We arrived in May or June of 1981, so it must have been one of the last flights touching ground at Paya Lebar. I remember nothing of it.
I do remember Changi Airport.
We flew to the Netherlands three times, but we also went on holiday to Sri Lanka, Bali and the Philippines. My father travelled a lot, and we often went to see him off or pick him up from the airport. When we arrived in Singapore in 2011 I did not remember the arrival hall, but I dimly recognized the hibiscus and palm tree lined road in front of the terminal.
The light bulb did not go off until I spotted Changi's airport traffic control tower.
I knew Schiphol's air traffic control tower always felt a little off. A bit squashed, the ball on top not quite round enough, the colours a tad beige. I chalked it up to rose-tinted memories. But as it turns out, it was just the wrong tower.

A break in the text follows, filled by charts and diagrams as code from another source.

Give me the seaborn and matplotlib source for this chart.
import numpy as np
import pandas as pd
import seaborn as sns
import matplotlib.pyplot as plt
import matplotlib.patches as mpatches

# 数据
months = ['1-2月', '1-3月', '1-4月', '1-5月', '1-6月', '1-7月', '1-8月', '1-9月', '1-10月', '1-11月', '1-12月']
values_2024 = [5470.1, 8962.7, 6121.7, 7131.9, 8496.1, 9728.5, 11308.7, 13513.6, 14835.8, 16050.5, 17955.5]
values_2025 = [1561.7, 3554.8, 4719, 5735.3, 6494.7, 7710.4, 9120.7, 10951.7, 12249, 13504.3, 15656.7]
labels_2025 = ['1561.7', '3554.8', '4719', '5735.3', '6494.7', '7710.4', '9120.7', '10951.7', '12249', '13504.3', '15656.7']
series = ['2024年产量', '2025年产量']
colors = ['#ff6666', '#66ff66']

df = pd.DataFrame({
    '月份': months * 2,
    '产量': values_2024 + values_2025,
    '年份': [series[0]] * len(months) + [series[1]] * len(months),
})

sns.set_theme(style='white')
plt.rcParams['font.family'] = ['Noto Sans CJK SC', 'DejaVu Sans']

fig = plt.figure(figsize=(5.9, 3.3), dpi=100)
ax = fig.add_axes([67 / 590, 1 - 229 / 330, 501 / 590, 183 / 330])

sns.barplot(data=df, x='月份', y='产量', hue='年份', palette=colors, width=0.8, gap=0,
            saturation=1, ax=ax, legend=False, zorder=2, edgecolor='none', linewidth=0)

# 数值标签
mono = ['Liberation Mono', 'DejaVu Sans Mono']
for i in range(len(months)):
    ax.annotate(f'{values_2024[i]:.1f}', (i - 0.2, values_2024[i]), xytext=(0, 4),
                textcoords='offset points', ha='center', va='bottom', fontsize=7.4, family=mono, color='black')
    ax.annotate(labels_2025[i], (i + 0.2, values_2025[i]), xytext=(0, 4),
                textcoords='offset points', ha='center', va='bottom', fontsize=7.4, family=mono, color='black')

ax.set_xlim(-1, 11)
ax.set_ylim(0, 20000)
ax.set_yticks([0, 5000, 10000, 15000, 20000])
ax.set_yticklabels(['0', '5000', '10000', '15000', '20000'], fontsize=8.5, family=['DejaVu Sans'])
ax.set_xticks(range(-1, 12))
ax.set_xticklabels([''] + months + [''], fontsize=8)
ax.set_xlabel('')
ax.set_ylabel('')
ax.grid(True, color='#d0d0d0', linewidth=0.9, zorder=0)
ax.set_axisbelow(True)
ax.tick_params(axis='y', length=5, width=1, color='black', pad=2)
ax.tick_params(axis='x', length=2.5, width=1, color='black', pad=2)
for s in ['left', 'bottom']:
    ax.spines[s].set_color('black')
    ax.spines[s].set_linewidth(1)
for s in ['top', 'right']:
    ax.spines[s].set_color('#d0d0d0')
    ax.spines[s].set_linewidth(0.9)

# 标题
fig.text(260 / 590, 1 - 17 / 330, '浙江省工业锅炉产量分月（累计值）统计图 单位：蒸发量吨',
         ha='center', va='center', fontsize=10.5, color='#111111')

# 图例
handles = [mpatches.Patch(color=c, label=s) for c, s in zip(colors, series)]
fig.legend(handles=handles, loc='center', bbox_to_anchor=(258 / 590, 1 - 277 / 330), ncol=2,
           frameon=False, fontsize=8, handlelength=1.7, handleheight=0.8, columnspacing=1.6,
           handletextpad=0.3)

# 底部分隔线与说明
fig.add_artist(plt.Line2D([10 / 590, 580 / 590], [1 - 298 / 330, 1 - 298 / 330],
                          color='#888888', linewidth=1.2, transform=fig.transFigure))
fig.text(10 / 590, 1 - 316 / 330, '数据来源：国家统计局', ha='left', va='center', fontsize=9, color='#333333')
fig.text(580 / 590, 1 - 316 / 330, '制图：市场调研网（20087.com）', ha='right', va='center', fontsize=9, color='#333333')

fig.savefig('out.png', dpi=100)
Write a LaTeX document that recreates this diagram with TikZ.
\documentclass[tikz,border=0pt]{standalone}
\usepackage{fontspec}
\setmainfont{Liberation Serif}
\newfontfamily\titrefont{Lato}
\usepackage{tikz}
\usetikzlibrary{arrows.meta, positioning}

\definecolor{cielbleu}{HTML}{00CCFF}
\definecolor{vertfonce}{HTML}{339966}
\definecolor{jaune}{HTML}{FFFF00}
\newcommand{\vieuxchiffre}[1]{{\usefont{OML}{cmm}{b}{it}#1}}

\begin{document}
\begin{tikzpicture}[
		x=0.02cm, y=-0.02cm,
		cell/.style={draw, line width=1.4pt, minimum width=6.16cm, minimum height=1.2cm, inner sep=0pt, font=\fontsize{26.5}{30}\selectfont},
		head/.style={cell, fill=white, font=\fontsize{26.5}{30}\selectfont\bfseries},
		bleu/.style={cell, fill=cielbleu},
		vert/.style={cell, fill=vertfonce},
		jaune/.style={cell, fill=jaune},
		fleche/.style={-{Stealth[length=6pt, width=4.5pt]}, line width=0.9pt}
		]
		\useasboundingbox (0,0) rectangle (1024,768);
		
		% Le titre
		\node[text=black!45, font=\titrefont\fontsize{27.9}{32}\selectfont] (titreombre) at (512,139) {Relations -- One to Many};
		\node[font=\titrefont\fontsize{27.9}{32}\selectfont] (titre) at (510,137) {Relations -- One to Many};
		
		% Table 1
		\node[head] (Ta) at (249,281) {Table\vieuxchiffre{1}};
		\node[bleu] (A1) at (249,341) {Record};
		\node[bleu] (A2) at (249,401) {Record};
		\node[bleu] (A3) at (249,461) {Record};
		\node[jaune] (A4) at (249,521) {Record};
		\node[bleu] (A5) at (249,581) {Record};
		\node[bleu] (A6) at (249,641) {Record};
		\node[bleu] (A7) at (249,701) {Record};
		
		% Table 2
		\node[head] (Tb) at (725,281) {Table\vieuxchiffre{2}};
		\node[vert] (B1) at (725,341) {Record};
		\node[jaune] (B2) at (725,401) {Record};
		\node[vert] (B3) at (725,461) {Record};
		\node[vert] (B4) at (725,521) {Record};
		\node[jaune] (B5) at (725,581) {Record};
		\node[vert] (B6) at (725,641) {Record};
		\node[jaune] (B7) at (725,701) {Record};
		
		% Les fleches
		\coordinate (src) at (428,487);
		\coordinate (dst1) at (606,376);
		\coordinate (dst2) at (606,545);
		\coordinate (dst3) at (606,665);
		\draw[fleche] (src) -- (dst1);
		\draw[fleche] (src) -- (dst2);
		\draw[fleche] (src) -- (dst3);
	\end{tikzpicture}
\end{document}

The next time Man Tamtam, Blondie and I went to Changi, I recognized the carpet. I don't think the design has been changed in the last thirty years.
I feel comfortable at Changi. It is, of course, the world's best airport, but then, Schiphol usually scores quite high as well on those lists. And I never feel at home at Schiphol (mostly, I feel like leaving).
When I walk through Changi's hallways, there is residue of good feeling swirling around, a wake of half-forgotten feelings of excitement to pick up papa, memories of the big bunches of purple orchids he would bring for mama and the up-ended ice cream cones in the shape of clown faces called 'San Francisco' that I always used to get. Once we got to the car I used to climb all over the back seat (this is the era before seat belts), curling up on the floor behind the driver seat, or lying horizontally across the back.
One time we picked up my father after I had gone swimming, and I was all huddled in a big terrycloth towel. It must have been evening, and I was rosy and everybody was happy, and the car windows were open so there was a breeze and that warm Singapore smell.
My mother tells the story of how she lost me at Changi, because I was transfixed by women in beautiful saris and had followed them down the hallway and around the corner. "You've never lost that love of colour and sparkle", she says, shaking her head.
When we left Singapore to go back home in 1984, of course we left from Changi. My mother had gotten me a long-sleeved hibiscus pink dress, made out of terry cloth. I remember admiring myself in the mirror of our Singapore hotel room, wondering when we would go back to our own house. I think I wore the dress on the plane, to keep me warm.
I don't remember wearing the dress ever again.